This article does not need protecting. What it needs is for the anonymous LaRouchist who has been vandalising it to be barred from editing it. There is no way this "dispute" can be "resolved," because LaRouchists are not amenable to rational discussion. I have more work I want to do on this article so I would like to see it unprotected as soon as possible. Adam 15:24, 6 Aug 2004 (UTC)
My attempt to bar the anon user was countermanded. I guess we need to ask the ArbCom to do something. AndyL 17:26, 6 Aug 2004 (UTC)

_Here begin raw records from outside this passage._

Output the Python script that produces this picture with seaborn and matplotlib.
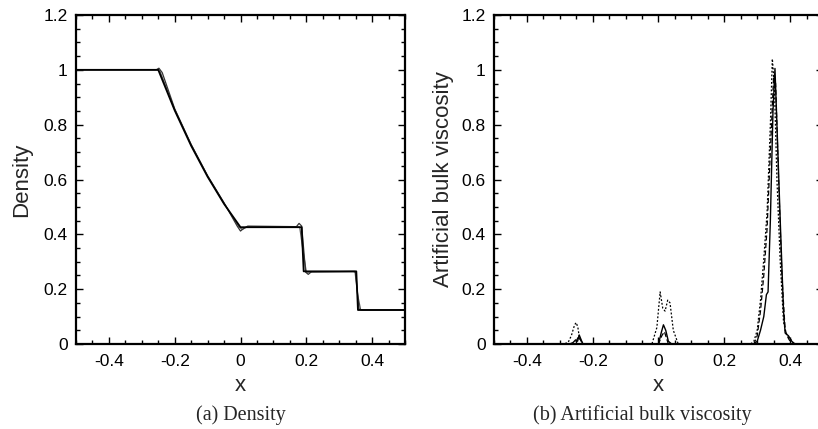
import numpy as np
import pandas as pd
import matplotlib
matplotlib.use("Agg")
import matplotlib.pyplot as plt
from matplotlib.ticker import MultipleLocator
import seaborn as sns

# ---- Density panel data ----
dens_exact_x = [-0.5, -0.25, -0.2, -0.15, -0.1, -0.05, 0.0, 0.186, 0.192, 0.352, 0.357, 0.5]
dens_exact_y = [1.0, 1.0, 0.852, 0.723, 0.610, 0.511, 0.426, 0.426, 0.265, 0.265, 0.124, 0.124]

dens_num_x = [-0.5, -0.256, -0.248, -0.238, -0.2, -0.15, -0.1, -0.05, -0.01, 0.0, 0.01, 0.022,
              0.17, 0.178, 0.186, 0.198, 0.206, 0.216, 0.343, 0.35, 0.36, 0.37, 0.5]
dens_num_y = [1.0, 1.0, 1.006, 0.99, 0.858, 0.728, 0.614, 0.515, 0.43, 0.412, 0.422, 0.43,
              0.428, 0.44, 0.43, 0.262, 0.254, 0.264, 0.264, 0.262, 0.127, 0.124, 0.124]

dens_num2_x = [-0.5, -0.254, -0.245, -0.2, -0.15, -0.1, -0.05, -0.005, 0.005, 0.02,
               0.18, 0.19, 0.2, 0.348, 0.356, 0.365, 0.5]
dens_num2_y = [1.0, 1.0, 0.995, 0.855, 0.726, 0.612, 0.513, 0.428, 0.418, 0.427,
               0.427, 0.34, 0.262, 0.265, 0.18, 0.125, 0.125]

# ---- Artificial bulk viscosity panel data ----
q_solid_x = [-0.5, -0.27, -0.26, -0.252, -0.246, -0.241, -0.235, -0.23, 0.0, 0.008, 0.015, 0.022,
             0.03, 0.04, 0.29, 0.30, 0.31, 0.32, 0.328, 0.333, 0.34, 0.348, 0.354, 0.36, 0.37,
             0.38, 0.385, 0.395, 0.405, 0.415, 0.5]
q_solid_y = [0.0, 0.0, 0.005, 0.015, 0.01, 0.033, 0.015, 0.0, 0.0, 0.04, 0.07, 0.05,
             0.01, 0.0, 0.0, 0.01, 0.05, 0.10, 0.18, 0.19, 0.45, 0.85, 1.005, 0.8, 0.45,
             0.12, 0.04, 0.03, 0.01, 0.0, 0.0]

q_dash_x = [-0.5, -0.26, -0.25, -0.243, -0.235, -0.23, 0.0, 0.01, 0.018, 0.03, 0.29, 0.30,
            0.31, 0.32, 0.33, 0.34, 0.35, 0.356, 0.365, 0.375, 0.385, 0.395, 0.405, 0.5]
q_dash_y = [0.0, 0.0, 0.01, 0.028, 0.01, 0.0, 0.0, 0.03, 0.045, 0.0, 0.0, 0.03,
            0.12, 0.25, 0.42, 0.7, 0.98, 0.95, 0.6, 0.25, 0.05, 0.02, 0.0, 0.0]

q_dot_x = [-0.5, -0.29, -0.275, -0.265, -0.255, -0.25, -0.245, -0.24, -0.23, -0.22, -0.02,
           -0.005, 0.005, 0.013, 0.02, 0.028, 0.035, 0.045, 0.06, 0.28, 0.29, 0.30, 0.31,
           0.32, 0.33, 0.34, 0.346, 0.352, 0.36, 0.37, 0.38, 0.39, 0.40, 0.41, 0.5]
q_dot_y = [0.0, 0.0, 0.005, 0.03, 0.07, 0.078, 0.06, 0.02, 0.003, 0.0, 0.0,
           0.06, 0.19, 0.13, 0.12, 0.16, 0.15, 0.05, 0.0, 0.0, 0.01, 0.05, 0.16,
           0.31, 0.48, 0.8, 1.04, 0.95, 0.6, 0.3, 0.08, 0.03, 0.02, 0.0, 0.0]

x_ticks = [-0.4, -0.2, 0, 0.2, 0.4]
y_ticks = [0, 0.2, 0.4, 0.6, 0.8, 1, 1.2]
x_ticklabels = ["-0.4", "-0.2", "0", "0.2", "0.4"]
y_ticklabels = ["0", "0.2", "0.4", "0.6", "0.8", "1", "1.2"]

sns.set_style("ticks")
plt.rcParams["font.family"] = ["Liberation Sans", "DejaVu Sans"]

W, H = 818, 429
fig = plt.figure(figsize=(W / 100, H / 100), dpi=100)
ax1 = fig.add_axes([76 / W, (H - 344) / H, 329 / W, 329 / H])
ax2 = fig.add_axes([494 / W, (H - 344) / H, 329 / W, 329 / H])

def draw(ax, x, y, **kw):
    df = pd.DataFrame({"x": x, "y": y})
    sns.lineplot(data=df, x="x", y="y", ax=ax, sort=False, estimator=None, **kw)

draw(ax1, dens_num2_x, dens_num2_y, color="#555555", lw=0.9)
draw(ax1, dens_num_x, dens_num_y, color="#333333", lw=0.9)
draw(ax1, dens_exact_x, dens_exact_y, color="black", lw=1.3)

draw(ax2, q_dot_x, q_dot_y, color="black", lw=0.9, linestyle=(0, (1.5, 1.5)))
draw(ax2, q_dash_x, q_dash_y, color="black", lw=0.9, linestyle=(0, (4, 2)))
draw(ax2, q_solid_x, q_solid_y, color="black", lw=1.0)

for ax in (ax1, ax2):
    ax.set_xlim(-0.5, 0.5)
    ax.set_ylim(0, 1.2)
    ax.set_xticks(x_ticks)
    ax.set_xticklabels(x_ticklabels)
    ax.set_yticks(y_ticks)
    ax.set_yticklabels(y_ticklabels)
    ax.xaxis.set_minor_locator(MultipleLocator(0.05))
    ax.yaxis.set_minor_locator(MultipleLocator(0.05))
    ax.tick_params(which="both", direction="in", top=True, right=True, width=1.0,
                   labelsize=12.5, colors="black", pad=6)
    ax.tick_params(axis="x", which="major", pad=7.5)
    ax.tick_params(which="major", length=5)
    ax.tick_params(which="minor", length=3)
    for s in ax.spines.values():
        s.set_linewidth(1.6)
        s.set_color("black")
        s.set_visible(True)
    ax.set_xlabel("x", fontsize=16, labelpad=4)

ax1.set_ylabel("Density", fontsize=16, labelpad=8)
ax2.set_ylabel("Artificial bulk viscosity", fontsize=16, labelpad=5)

fig.text(241 / W, 1 - 415 / H, "(a) Density", ha="center", va="center",
         fontsize=14.5, family=["Liberation Serif", "DejaVu Serif"])
fig.text(642 / W, 1 - 415 / H, "(b) Artificial bulk viscosity", ha="center", va="center",
         fontsize=14.5, family=["Liberation Serif", "DejaVu Serif"])

fig.savefig("out.png", dpi=100)
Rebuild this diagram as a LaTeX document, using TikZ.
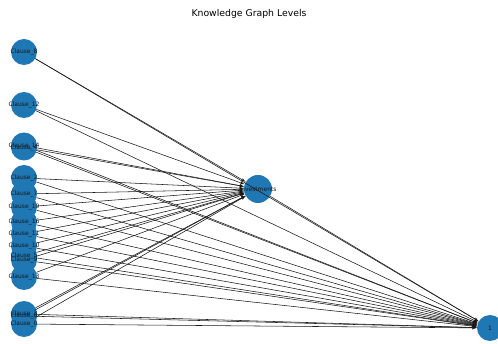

For those of you just joining us
This article has a long history, as you can see from the five volumes of Talk archives. It was edited and re-edited by various parties until June of 2004, when it was seized by a gang I'll call the Empire Faction, because the ringleaders are AndyL, a Canadian who writes a lot of admiring articles about British Commonwealth/Imperial functionaries, and Adam Carr, an Australian who writes a lot of similar articles, but more importantly is on the staff of Australia's most outspokenly fascist Member of Parliament, Michael Danby. Adam deleted the Lyndon LaRouche article altogether, and replaced it with a laughable smear job (the presently protected article is a slightly toned down version of same.) Any attempts to edit the smear job were met with revert wars, leading to protection of the article, at which point I asked for arbitration (see evidence). The arbitration accomplished nothing, finding very anticlimactically that the contending factions ought to be more polite to one another. Arbitrator Fred Bauder put it this way: "We don't try to arbitrate the content of articles, for example by doing a lot of research regarding Lyndon LaRouche and trying to figure out what's true and what's not, or even whether this source or that source said what about him." (see Wikipedia_talk:Requests_for_arbitration/Lyndon_LaRouche)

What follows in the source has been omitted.